The Switchback Grill underwent an ownership change in September and it’s a family affair.
Mindy Tippetts took over ownership of the popular Lovell restaurant, now renamed the Burger Barn. It’s an unexpected turn for the Tippetts family; one they didn’t forsee undertaking until just recently.
“We used to joke when we were younger, because she would cook all the time that we should just open up a restaurant,” Tippetts’ daughter, Hailee Nielson said. “We never thought that would actually happen. It was just an ongoing joke, but we said it too much.”
Tippetts has brought her whole family to help in the running of the restaurant. That includes her teenage daughters Hailee and Angel Nielson, her sons Jordan and Wyatt Nielson, as well as T.J. and Jayden Tippetts. Brooklyn and Bostyn Tippetts make appearances within the Burger Barn too, but being ages 1 and 7 respectively, they’re usually just there to charm the customers, Hailee said.
It’s largely the daughters who man the shop, but the sons help out when they can, according to Mindy.
“It’s been good for the girls. Our girls that work here, they just work for tips only,” Tippetts said. “We want them to work hard for their money. They like it. They know they’re earning their own money.”
Two cooks, Donnie Parish and Lenny Fairbanks, are also helping out the family on the grill and fryers.
Mindy said Walt Paugels, the former owner of the Switchback Grill, didn’t share any of his recipes upon transferring the business, so the family has had to recreate his classics with their own style. They’ve had fun with it.
The Juicy Lucy, for example, now comes stuffed with bacon.
“I always come out and ask everyone who orders it if they want bacon in it,” Tippetts said. “They always say yes. Bacon makes everything better, yes?”
Several hamburgers also now come stuffed with cheese.
The family has been tinkering with other offerings, as well.
“We just changed up our chicken recipe and it’s super super good now, really juicy. Just things like that, I feel like we can do a really good job at,” Tippetts said. “We know people come in a say it’s different, but we still want it to be a good difference.
“You can’t just take over a restaurant and have everything stay exactly the same. I’m a little bit younger too we want to flair it up a little bit, but not make it crazy.”
Old classics are also under experimentation.
“Bringing the scoop burger back is under consideration. We have to get the recipe down for the sauce. We’ve had some ideas and some inside secrets, so we’re hoping to be able to bring this back,” Tippetts said. “It’s a hamburger with a special sauce in it – I asked Billie (the creator of the scoop burger) what it was and she can’t remember. I had a lady, though, come in that used to work here back in the day so she gave us some ideas.”
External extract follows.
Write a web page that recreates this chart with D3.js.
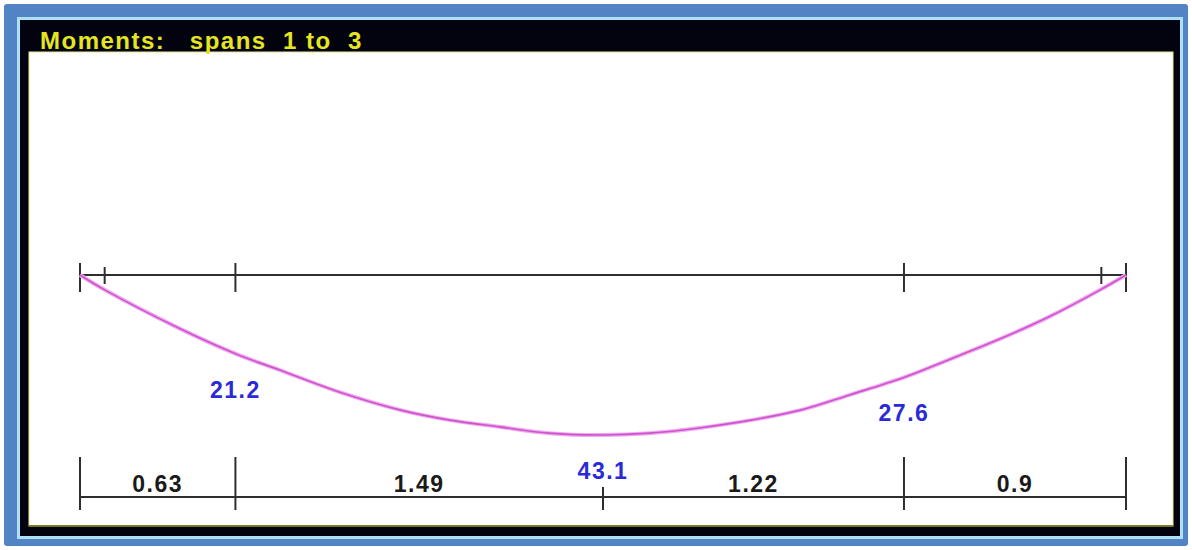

Salads have also been added to the menu, and for those that are health conscious, burgers can now be served in lettuce buns.
The family has also made sure to hand-cut their fries. The special fries, loaded with cheese, jalapenos, tomatoes and the works, have also been a popular offering.
Despite a lifetime of cooking, Tippetts said she’s never owned a restaurant before. Her previous work experiences have been in running daycares.
There have been some learning curves.
“I didn’t expect not being able to keep food in the place. We really had to stock up on a lot of food because it goes fast,” Mindy said. “We just didn’t know how many people would be interested, so we ran out of food at the beginning.”
Sandwich making is also much more complicated when considering profits, Tippetts said.
“You start selling stuff and you’re like ‘whoa, we didn’t make any money on this sandwich because we didn’t take into account that this cost this much and this cost this much’, so things like that caught us by surprise,” Tippetts said. “We’re learning as we go, that’s for sure. It’s definitely a lot to learn.”
A new sign, which will replace the old Switchback Grill sign with one that now declares the building as the Burger Barn is in production, Tippetts said, although it’s unclear still when the sign will arrive.
Hailee said, overall, taking over the local diner has made the family a lot closer.
“I like it, I like being around my family more now than before,” Hailee said. It’s long hours, but it definitely brings us closer. There’s more room for arguing now, but we’re also working together and spending more time with each other than we did before.”
With new ownership comes consistent hours. The restaurant is open from 11 a.m. – 7 p.m. from Monday to Thursday, it is open until 8 p.m. on Fridays and Saturdays and closed on Sundays.